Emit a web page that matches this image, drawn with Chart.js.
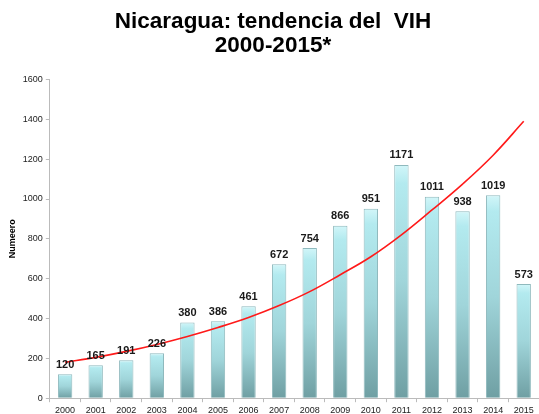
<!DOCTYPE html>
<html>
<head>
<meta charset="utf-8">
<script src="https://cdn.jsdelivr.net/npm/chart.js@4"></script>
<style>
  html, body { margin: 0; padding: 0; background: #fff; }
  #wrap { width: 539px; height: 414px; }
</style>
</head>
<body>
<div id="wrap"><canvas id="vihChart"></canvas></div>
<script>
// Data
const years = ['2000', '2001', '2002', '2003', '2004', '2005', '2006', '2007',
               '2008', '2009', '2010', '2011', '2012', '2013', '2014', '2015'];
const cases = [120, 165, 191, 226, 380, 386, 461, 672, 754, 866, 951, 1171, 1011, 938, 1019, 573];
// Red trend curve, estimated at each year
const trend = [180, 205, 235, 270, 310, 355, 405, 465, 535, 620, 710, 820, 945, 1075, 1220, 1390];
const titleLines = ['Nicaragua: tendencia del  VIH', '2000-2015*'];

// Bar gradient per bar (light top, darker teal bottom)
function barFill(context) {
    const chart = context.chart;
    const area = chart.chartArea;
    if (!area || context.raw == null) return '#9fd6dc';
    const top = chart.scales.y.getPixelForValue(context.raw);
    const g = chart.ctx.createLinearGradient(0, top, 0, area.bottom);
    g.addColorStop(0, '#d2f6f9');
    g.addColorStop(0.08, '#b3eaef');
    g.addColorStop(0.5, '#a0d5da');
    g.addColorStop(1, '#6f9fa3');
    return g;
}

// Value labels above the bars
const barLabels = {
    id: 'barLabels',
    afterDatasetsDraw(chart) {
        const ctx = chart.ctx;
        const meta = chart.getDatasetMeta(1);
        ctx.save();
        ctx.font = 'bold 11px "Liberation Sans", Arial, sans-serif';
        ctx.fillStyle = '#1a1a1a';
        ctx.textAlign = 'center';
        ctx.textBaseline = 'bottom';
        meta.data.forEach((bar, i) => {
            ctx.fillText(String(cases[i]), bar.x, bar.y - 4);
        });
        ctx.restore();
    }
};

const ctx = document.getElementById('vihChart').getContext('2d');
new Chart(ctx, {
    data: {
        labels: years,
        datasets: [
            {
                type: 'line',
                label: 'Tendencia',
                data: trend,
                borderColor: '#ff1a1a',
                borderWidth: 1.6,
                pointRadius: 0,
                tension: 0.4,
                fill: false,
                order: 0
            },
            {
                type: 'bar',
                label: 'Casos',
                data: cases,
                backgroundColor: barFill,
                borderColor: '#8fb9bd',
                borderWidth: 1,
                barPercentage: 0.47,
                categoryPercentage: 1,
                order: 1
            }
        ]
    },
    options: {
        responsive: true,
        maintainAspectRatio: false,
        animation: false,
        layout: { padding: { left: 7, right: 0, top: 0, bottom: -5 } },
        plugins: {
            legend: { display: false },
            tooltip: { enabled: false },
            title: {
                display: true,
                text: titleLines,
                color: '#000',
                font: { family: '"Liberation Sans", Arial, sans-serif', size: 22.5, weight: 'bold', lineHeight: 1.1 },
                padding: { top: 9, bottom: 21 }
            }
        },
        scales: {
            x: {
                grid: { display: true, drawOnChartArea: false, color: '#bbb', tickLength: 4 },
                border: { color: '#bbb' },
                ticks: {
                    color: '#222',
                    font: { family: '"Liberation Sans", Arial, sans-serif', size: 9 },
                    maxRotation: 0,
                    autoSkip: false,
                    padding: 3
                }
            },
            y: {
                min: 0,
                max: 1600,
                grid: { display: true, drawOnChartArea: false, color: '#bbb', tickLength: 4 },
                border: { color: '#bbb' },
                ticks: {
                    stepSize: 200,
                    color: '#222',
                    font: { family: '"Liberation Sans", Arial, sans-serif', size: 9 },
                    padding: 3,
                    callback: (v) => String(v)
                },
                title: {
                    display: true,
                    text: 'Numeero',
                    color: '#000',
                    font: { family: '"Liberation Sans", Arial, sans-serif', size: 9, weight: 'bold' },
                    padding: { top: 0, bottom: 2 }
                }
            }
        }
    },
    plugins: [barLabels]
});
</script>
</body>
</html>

__Objective__. Word for word, quote the lines above. Omit the pictures.

__Solution to the exercise__.
Emit a web page that matches this image, drawn with Chart.js.
<!DOCTYPE html>
<html>
<head>
<meta charset="utf-8">
<script src="https://cdn.jsdelivr.net/npm/chart.js@4"></script>
<style>
  html, body { margin: 0; padding: 0; background: #fff; }
  #wrap { width: 539px; height: 414px; }
</style>
</head>
<body>
<div id="wrap"><canvas id="vihChart"></canvas></div>
<script>
// Data
const years = ['2000', '2001', '2002', '2003', '2004', '2005', '2006', '2007',
               '2008', '2009', '2010', '2011', '2012', '2013', '2014', '2015'];
const cases = [120, 165, 191, 226, 380, 386, 461, 672, 754, 866, 951, 1171, 1011, 938, 1019, 573];
// Red trend curve, estimated at each year
const trend = [180, 205, 235, 270, 310, 355, 405, 465, 535, 620, 710, 820, 945, 1075, 1220, 1390];
const titleLines = ['Nicaragua: tendencia del  VIH', '2000-2015*'];

// Bar gradient per bar (light top, darker teal bottom)
function barFill(context) {
    const chart = context.chart;
    const area = chart.chartArea;
    if (!area || context.raw == null) return '#9fd6dc';
    const top = chart.scales.y.getPixelForValue(context.raw);
    const g = chart.ctx.createLinearGradient(0, top, 0, area.bottom);
    g.addColorStop(0, '#d2f6f9');
    g.addColorStop(0.08, '#b3eaef');
    g.addColorStop(0.5, '#a0d5da');
    g.addColorStop(1, '#6f9fa3');
    return g;
}

// Value labels above the bars
const barLabels = {
    id: 'barLabels',
    afterDatasetsDraw(chart) {
        const ctx = chart.ctx;
        const meta = chart.getDatasetMeta(1);
        ctx.save();
        ctx.font = 'bold 11px "Liberation Sans", Arial, sans-serif';
        ctx.fillStyle = '#1a1a1a';
        ctx.textAlign = 'center';
        ctx.textBaseline = 'bottom';
        meta.data.forEach((bar, i) => {
            ctx.fillText(String(cases[i]), bar.x, bar.y - 4);
        });
        ctx.restore();
    }
};

const ctx = document.getElementById('vihChart').getContext('2d');
new Chart(ctx, {
    data: {
        labels: years,
        datasets: [
            {
                type: 'line',
                label: 'Tendencia',
                data: trend,
                borderColor: '#ff1a1a',
                borderWidth: 1.6,
                pointRadius: 0,
                tension: 0.4,
                fill: false,
                order: 0
            },
            {
                type: 'bar',
                label: 'Casos',
                data: cases,
                backgroundColor: barFill,
                borderColor: '#8fb9bd',
                borderWidth: 1,
                barPercentage: 0.47,
                categoryPercentage: 1,
                order: 1
            }
        ]
    },
    options: {
        responsive: true,
        maintainAspectRatio: false,
        animation: false,
        layout: { padding: { left: 7, right: 0, top: 0, bottom: -5 } },
        plugins: {
            legend: { display: false },
            tooltip: { enabled: false },
            title: {
                display: true,
                text: titleLines,
                color: '#000',
                font: { family: '"Liberation Sans", Arial, sans-serif', size: 22.5, weight: 'bold', lineHeight: 1.1 },
                padding: { top: 9, bottom: 21 }
            }
        },
        scales: {
            x: {
                grid: { display: true, drawOnChartArea: false, color: '#bbb', tickLength: 4 },
                border: { color: '#bbb' },
                ticks: {
                    color: '#222',
                    font: { family: '"Liberation Sans", Arial, sans-serif', size: 9 },
                    maxRotation: 0,
                    autoSkip: false,
                    padding: 3
                }
            },
            y: {
                min: 0,
                max: 1600,
                grid: { display: true, drawOnChartArea: false, color: '#bbb', tickLength: 4 },
                border: { color: '#bbb' },
                ticks: {
                    stepSize: 200,
                    color: '#222',
                    font: { family: '"Liberation Sans", Arial, sans-serif', size: 9 },
                    padding: 3,
                    callback: (v) => String(v)
                },
                title: {
                    display: true,
                    text: 'Numeero',
                    color: '#000',
                    font: { family: '"Liberation Sans", Arial, sans-serif', size: 9, weight: 'bold' },
                    padding: { top: 0, bottom: 2 }
                }
            }
        }
    },
    plugins: [barLabels]
});
</script>
</body>
</html>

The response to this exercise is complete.